One area most marketers will be keen to hear more about is Spotify’s programmatic play. It’s made no secret of its desire to be the dominant seller of programmatic audio, having already outlined its intent to make all its media available this way within the next five years. Currently, only display and video inventory is bought this way, though audio inventory is imminent.

While the media is being served via exchanges now, it could eventually all happen in-house. Trading ads this way is a possibility, according to Rossi, just not anytime soon. “Right now we’re running the water through the pipes and seeing where the leaks are, and if we feel that we can build a better system then we’ll consider it,” he continued.

Where programmatic will really prove its worth for Spotify is its ability to bring insight to audio and mobile data. Buyers can target listeners based on a person’s interests, what they’re feeling, their location or time of day using the service’s own data. All this and more is being made available as the business looks not just to demographic data but other incremental data too.

“What agencies are able to provide is insight and real knowledge, but if you got to market without insight then it’s like translating a language from English to Chinese and then back again – something gets lost,” explained Rossi.
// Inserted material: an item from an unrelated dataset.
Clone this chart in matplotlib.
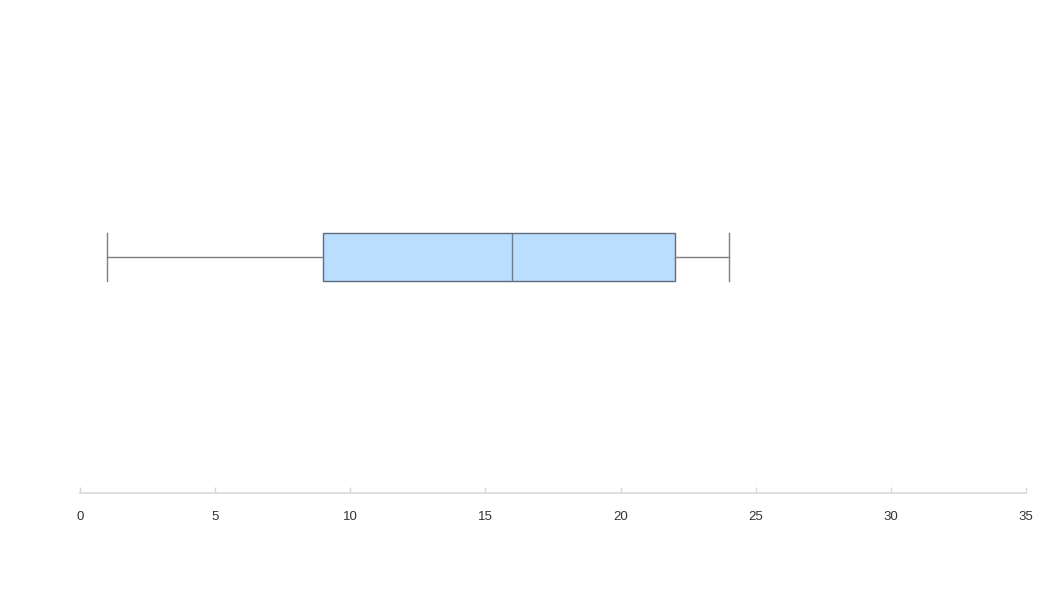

“A marketer might have a really good vision for their brief that gets given to their agency but then it has to get translated back to 18 to 24-year old males because the marketplace isn’t ready for this smart brief yet. We’re trying to offer a solution that’s closest to the brief.”

Getting advertisers to trust it can get closer to that original idea is easier said than done, especially when many are concerned with viewability and traffic fraud. To that end, Spotify has struck a number of partnerships to prove it doesn’t need to mark its own homework; from Moat and Google to measure the viewability of its desktop leaderboard and video campaigns as well Nielsen and ComScore to track the effectiveness of its ads.

Crafting a better story for advertisers

Spotify has done a fine job keeping its service free for the last couple of years which is why its plan to expand its offering beyond programmatic marketing platforms (PMPs) seems like a straightforward solution.

“Similarly to Facebook, Spotify is on track to consolidate its deterministic and transparent media buying,” said Katrina Lehismae, head of media at Roast. “The main question is around the art of precision advertising. We are close to delivering data driven real-time audio ads on Spotify which will combine demographic, social and location signals but for me the success of the Spotify programmatic approach relies on brands and agencies understanding when to deliver ads to the audience that is most engaged at the moment that they are most likely to convert.”

Furthermore, Art Muldoon, chief executive of Accordant Media (whose demand-side platform plugs into Spotify), is adamant that the potential of advertising on streamed music session has ‘unlocked the potential of radio all day long’, whereas previously they were only interested in drive-time

“If you can target against playlist, age, geography, and time of day, that data becomes immensely powerful,” he said. “If you look at verticals like retail, that’s a very effective targeting (and retargeting) tool.”

It’s now or never for Spotify to put some skin in the ad game. Buoyed by $1bn investment from its investors in March, the business is out to make millions from free music. Already this year it has brought its Billboard display format to mobile, which guarantees 100 per cent viewability. Not to mention the arrival of video content from publishers like the BBC, Vice Media, Maker Studios, ESPN.

“We’re the largest ad supported streaming content service of any kind and the connectivity that we can offer to our users in all these different parts of the day is something marketers need to be aware of,” said Rossi. “I feel like the industry is in a transitional period; it’s figuring out a lot of latent behaviours and I feel like now more than ever we see the light at the end of the tunnel.